=== Dataset section ===

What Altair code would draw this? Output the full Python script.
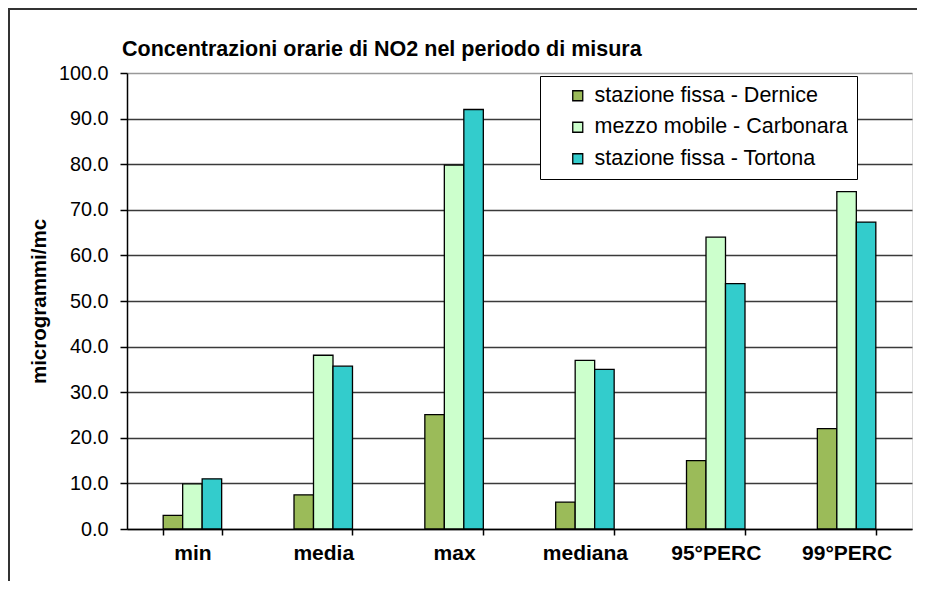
import altair as alt
import pandas as pd

categories = ["min", "media", "max", "mediana", "95°PERC", "99°PERC"]
series = ["stazione fissa - Dernice", "mezzo mobile - Carbonara", "stazione fissa - Tortona"]
dernice = [3.0, 7.5, 25.1, 5.9, 15.0, 22.0]
carbonara = [9.9, 38.1, 79.8, 37.0, 64.0, 74.0]
tortona = [11.0, 35.7, 92.0, 35.0, 53.8, 67.3]
colors = ["#9BBB59", "#CCFFCC", "#33CCCC"]
y_ticks = [0, 10, 20, 30, 40, 50, 60, 70, 80, 90, 100]

rows = []
for s, vals in zip(series, [dernice, carbonara, tortona]):
    for c, v in zip(categories, vals):
        rows.append({"categoria": c, "serie": s, "valore": v})
df = pd.DataFrame(rows)

FONT = "Liberation Sans"

bars = alt.Chart(df).mark_bar(stroke="black", strokeWidth=1.3).encode(
    x=alt.X("categoria:N", sort=categories,
            scale=alt.Scale(paddingInner=0.553, paddingOuter=0.2765),
            axis=alt.Axis(title=None, labelAngle=0, tickBand="extent",
                          labelFont=FONT, labelFontSize=21, labelFontWeight="bold",
                          labelColor="black", domainColor="black", domainWidth=1.5,
                          tickColor="black", tickWidth=1.5, tickSize=6, labelPadding=7,
                          grid=False)),
    xOffset=alt.XOffset("serie:N", sort=series,
                        scale=alt.Scale(paddingInner=0, paddingOuter=0)),
    y=alt.Y("valore:Q",
            scale=alt.Scale(domain=[0, 100], nice=False),
            axis=alt.Axis(title="microgrammi/mc", values=y_ticks, format=".1f",
                          titleFont=FONT, titleFontSize=20.5, titleFontWeight="bold",
                          titleColor="black", titlePadding=9,
                          labelFont=FONT, labelFontSize=19.8, labelColor="black",
                          labelPadding=12,
                          domainColor="black", domainWidth=1.5,
                          tickColor="black", tickWidth=1.5, tickSize=7,
                          grid=True,
                          gridColor={"condition": {"test": "datum.value == 100", "value": "#999999"},
                                     "value": "#3a3a3a"},
                          gridWidth=1.4)),
    color=alt.Color("serie:N", sort=series,
                    scale=alt.Scale(domain=series, range=colors),
                    legend=alt.Legend(title=None, orient="none", legendX=413, legendY=3,
                                      fillColor="white", strokeColor="black",
                                      padding=9, symbolOffset=18,
                                      symbolType="square", symbolSize=100,
                                      symbolStrokeColor="black", symbolStrokeWidth=1.3,
                                      labelFont=FONT, labelFontSize=21.5, labelColor="black",
                                      labelOffset=6, rowPadding=8.5, labelLimit=400)),
)

frame = alt.Chart(pd.DataFrame({"f": [0]})).mark_rect(
    fill=None, stroke="#333333", strokeWidth=2
).encode(
    x=alt.value(-118), x2=alt.value(805),
    y=alt.value(-64), y2=alt.value(530),
)

chart = alt.layer(frame, bars).properties(
    width=785, height=456,
    autosize=alt.AutoSizeParams(type="none"),
    padding={"left": 119, "top": 65, "right": 5, "bottom": 52},
    title=alt.TitleParams("Concentrazioni orarie di NO2 nel periodo  di misura",
                          anchor="start", font=FONT, fontSize=21.5, fontWeight="bold",
                          color="black", dx=114, dy=60, offset=8),
).configure_view(stroke="#999999", strokeWidth=1.5).configure(background="white")

chart.save("out.html", embed_options={"renderer": "svg", "actions": False})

===

Description of the task —
Take the material above from its first line through the line holding "80, 90, 100]" and set it down exactly, without the pictures.

Reply to the task —
What Altair code would draw this? Output the full Python script.
import altair as alt
import pandas as pd

categories = ["min", "media", "max", "mediana", "95°PERC", "99°PERC"]
series = ["stazione fissa - Dernice", "mezzo mobile - Carbonara", "stazione fissa - Tortona"]
dernice = [3.0, 7.5, 25.1, 5.9, 15.0, 22.0]
carbonara = [9.9, 38.1, 79.8, 37.0, 64.0, 74.0]
tortona = [11.0, 35.7, 92.0, 35.0, 53.8, 67.3]
colors = ["#9BBB59", "#CCFFCC", "#33CCCC"]
y_ticks = [0, 10, 20, 30, 40, 50, 60, 70, 80, 90, 100]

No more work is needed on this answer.